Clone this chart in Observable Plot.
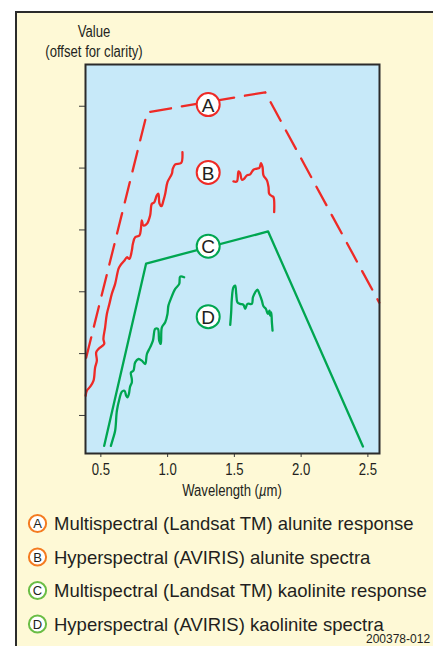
<!DOCTYPE html>
<html><head><meta charset="utf-8">
<script src="https://cdn.jsdelivr.net/npm/d3@7"></script>
<script src="https://cdn.jsdelivr.net/npm/@observablehq/plot@0.6"></script>
<style>
html,body{margin:0;padding:0;background:#fff;}
#wrap{position:relative;width:433px;height:646px;overflow:hidden;}
#box{position:absolute;left:15px;top:11px;width:460px;height:680px;background:#fef9d6;border:2px solid #2b2b2b;box-sizing:border-box;}
#chart{position:absolute;left:0;top:0;}
#legend{position:absolute;left:0;top:0;}
</style></head><body>
<div id="wrap"><div id="box"></div><div id="chart"></div><svg id="legend" width="433" height="646"></svg></div>
<script>
// ---- data ----
const xTicks = [0.5, 1.0, 1.5, 2.0, 2.5];
const xTickLabels = ["0.5", "1.0", "1.5", "2.0", "2.5"];
const yTicks = [1, 2, 3, 4, 5, 6];

// A: Multispectral (Landsat TM) alunite response
const aWave  = [0.39, 0.847, 1.731, 2.585];
const aValue = [1.934, 5.902, 6.226, 2.825];
// C: Multispectral (Landsat TM) kaolinite response
const cWave  = [0.525, 0.839, 1.753, 2.463];
const cValue = [0.509, 3.457, 3.975, 0.498];

// B: Hyperspectral (AVIRIS) alunite spectra (two segments)
const bVisWave  = [0.386,0.395,0.420,0.445,0.457,0.470,0.465,0.482,0.525,0.519,0.532,0.545,0.564,0.582,0.607,0.632,0.645,0.677,0.695,0.714,0.732,0.740,0.757,0.789,0.800,0.807,0.819,0.845,0.869,0.882,0.899,0.919,0.931,0.939,0.954,0.969,0.982,0.999,1.032,1.039,1.057,1.101,1.111];
const bVisValue = [1.319,1.400,1.465,1.562,1.777,1.886,2.020,2.075,2.156,2.237,2.425,2.642,2.804,2.966,3.128,3.371,3.424,3.505,3.558,3.533,3.667,3.776,3.882,3.910,4.018,4.153,4.072,4.099,4.234,4.423,4.444,4.558,4.585,4.428,4.384,4.477,4.585,4.773,4.909,4.990,5.060,5.081,5.259];
const bSwirWave  = [1.493,1.519,1.531,1.543,1.556,1.573,1.594,1.618,1.643,1.669,1.688,1.699,1.711,1.718,1.744,1.756,1.761,1.781,1.793,1.798];
const bSwirValue = [4.785,4.785,4.946,4.919,4.812,4.828,4.882,4.898,4.974,4.990,5.006,5.081,5.016,4.882,4.801,4.692,4.585,4.547,4.530,4.287];

// D: Hyperspectral (AVIRIS) kaolinite spectra (two segments)
const dVisWave  = [0.575,0.590,0.607,0.620,0.639,0.657,0.677,0.690,0.699,0.710,0.719,0.732,0.732,0.725,0.744,0.757,0.782,0.807,0.832,0.845,0.869,0.890,0.907,0.927,0.937,0.949,0.957,0.982,0.999,1.006,1.024,1.044,1.057,1.087,1.094,1.124];
const dVisValue = [0.509,0.618,0.752,1.076,1.266,1.384,1.400,1.319,1.291,1.347,1.465,1.534,1.589,1.696,1.724,1.858,1.913,1.886,1.832,1.994,2.101,2.210,2.399,2.399,2.210,2.156,2.425,2.506,2.642,2.776,2.885,2.992,3.047,3.128,3.246,3.235];
const dSwirWave  = [1.469,1.476,1.481,1.493,1.506,1.514,1.523,1.543,1.568,1.581,1.598,1.631,1.639,1.656,1.673,1.688,1.706,1.718,1.736,1.751,1.763,1.768,1.776,1.781,1.786];
const dSwirValue = [2.464,2.668,2.885,3.073,3.100,2.966,2.830,2.804,2.788,2.723,2.804,2.804,2.911,2.992,3.036,2.966,2.857,2.765,2.723,2.642,2.695,2.615,2.668,2.506,2.372];

// curve labels
const labelLetters = ["A", "B", "C", "D"];
const labelWave  = [1.304, 1.304, 1.304, 1.304];
const labelValue = [6.027, 4.930, 3.737, 2.598];

const legendLabels = [
  "Multispectral (Landsat TM) alunite response",
  "Hyperspectral (AVIRIS) alunite spectra",
  "Multispectral (Landsat TM) kaolinite response",
  "Hyperspectral (AVIRIS) kaolinite spectra"
];

// ---- styles ----
const RED = "#ee2a26", GREEN = "#00a651";
const curveColors = [RED, RED, GREEN, GREEN];
const legendColors = ["#f47b20", "#f47b20", "#6abd45", "#6abd45"];
const sans = "'Liberation Sans',Arial,Helvetica,sans-serif";
const SQUEEZE = 0.82; // condensed look (Helvetica Condensed-like)

const rows = (xs, ys, seg) => xs.map((x, i) => ({x, y: ys[i], seg}));
const aRows = rows(aWave, aValue, "A");
const cRows = rows(cWave, cValue, "C");
const bRows = [...rows(bVisWave, bVisValue, "B1"), ...rows(bSwirWave, bSwirValue, "B2")];
const dRows = [...rows(dVisWave, dVisValue, "D1"), ...rows(dSwirWave, dSwirValue, "D2")];
const labels = labelLetters.map((t, i) => ({t, x: labelWave[i], y: labelValue[i], c: curveColors[i]}));

const plot = Plot.plot({
  width: 433, height: 500,
  marginLeft: 85, marginRight: 54, marginTop: 64, marginBottom: 47,
  x: {domain: [0.385, 2.587]},
  y: {domain: [0.385, 6.675]},
  style: {background: "transparent", fontFamily: sans, fontSize: "16px", color: "#231f20", overflow: "visible"},
  marks: [
    Plot.frame({fill: "#c7e9f9"}),
    Plot.axisY({ticks: yTicks, tickFormat: () => "", tickSize: 6, label: null, stroke: "#3a3a3a"}),
    Plot.axisX({ticks: xTicks, tickFormat: d => xTickLabels[xTicks.indexOf(d)], tickSize: 4, tickPadding: 6.5, label: null, stroke: "#3a3a3a", fill: "#231f20"}),
    Plot.line(aRows, {x: "x", y: "y", stroke: RED, strokeWidth: 2.3, strokeDasharray: "21,11"}),
    Plot.line(bRows, {x: "x", y: "y", z: "seg", stroke: RED, strokeWidth: 2.3, curve: "catmull-rom"}),
    Plot.line(cRows, {x: "x", y: "y", stroke: GREEN, strokeWidth: 2.3}),
    Plot.line(dRows, {x: "x", y: "y", z: "seg", stroke: GREEN, strokeWidth: 2.3, curve: "catmull-rom"}),
    Plot.frame({stroke: "#2b2b2b", strokeWidth: 2}),
    Plot.dot(labels, {x: "x", y: "y", r: 11.5, fill: "white", stroke: "c", strokeWidth: 2}),
    Plot.text(labels, {x: "x", y: "y", text: "t", fontSize: 19, fontFamily: sans, fill: "#231f20", dy: 1})
  ]
});
document.getElementById("chart").appendChild(plot);

const svg = d3.select(plot);
const title = (x, y) => svg.append("text")
  .attr("transform", `translate(${x},${y}) scale(${SQUEEZE},1)`)
  .attr("text-anchor", "middle").attr("fill", "#231f20");
title(94, 37).text("Value");
title(94, 57).text("(offset for clarity)");
const xl = title(232, 496);
xl.append("tspan").text("Wavelength (");
xl.append("tspan").attr("font-style", "italic").text("\u00b5");
xl.append("tspan").text("m)");
// squeeze x tick labels
svg.selectAll("g[aria-label='x-axis tick label'] text").each(function() {
  const w = this.getComputedTextLength();
  if (w > 0) d3.select(this).attr("textLength", w * SQUEEZE).attr("lengthAdjust", "spacingAndGlyphs");
});

// ---- legend ----
const lg = d3.select("#legend");
const rowBase = [530, 563.5, 597, 630.5];
legendLabels.forEach((lab, i) => {
  const cy = rowBase[i] - 6.5;
  lg.append("circle").attr("cx", 37.5).attr("cy", cy).attr("r", 8.6)
    .attr("fill", "white").attr("stroke", legendColors[i]).attr("stroke-width", 2);
  lg.append("text").attr("x", 37.5).attr("y", cy + 4.6).attr("text-anchor", "middle")
    .attr("font-family", sans).attr("font-size", 13).attr("fill", "#231f20").text(labelLetters[i]);
  lg.append("text").attr("x", 54).attr("y", rowBase[i])
    .attr("font-family", sans).attr("font-size", 18.5).attr("fill", "#231f20").text(lab);
});
lg.append("text").attr("x", 366).attr("y", 643).attr("font-family", sans).attr("font-size", 12)
  .attr("fill", "#231f20").text("200378-012");
</script>
</body></html>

━━━━━━━━━━━━━━━━━━━━

#### [GIVEN PROBLEM]
Copy nothing but the lines from the top of the material through the line holding "const cValue = [0.509, 3.457, 3.975, 0.498];", exactly as written; omit pictures.

#### [EXERCISE ANSWER]
Clone this chart in Observable Plot.
<!DOCTYPE html>
<html><head><meta charset="utf-8">
<script src="https://cdn.jsdelivr.net/npm/d3@7"></script>
<script src="https://cdn.jsdelivr.net/npm/@observablehq/plot@0.6"></script>
<style>
html,body{margin:0;padding:0;background:#fff;}
#wrap{position:relative;width:433px;height:646px;overflow:hidden;}
#box{position:absolute;left:15px;top:11px;width:460px;height:680px;background:#fef9d6;border:2px solid #2b2b2b;box-sizing:border-box;}
#chart{position:absolute;left:0;top:0;}
#legend{position:absolute;left:0;top:0;}
</style></head><body>
<div id="wrap"><div id="box"></div><div id="chart"></div><svg id="legend" width="433" height="646"></svg></div>
<script>
// ---- data ----
const xTicks = [0.5, 1.0, 1.5, 2.0, 2.5];
const xTickLabels = ["0.5", "1.0", "1.5", "2.0", "2.5"];
const yTicks = [1, 2, 3, 4, 5, 6];

// A: Multispectral (Landsat TM) alunite response
const aWave  = [0.39, 0.847, 1.731, 2.585];
const aValue = [1.934, 5.902, 6.226, 2.825];
// C: Multispectral (Landsat TM) kaolinite response
const cWave  = [0.525, 0.839, 1.753, 2.463];
const cValue = [0.509, 3.457, 3.975, 0.498];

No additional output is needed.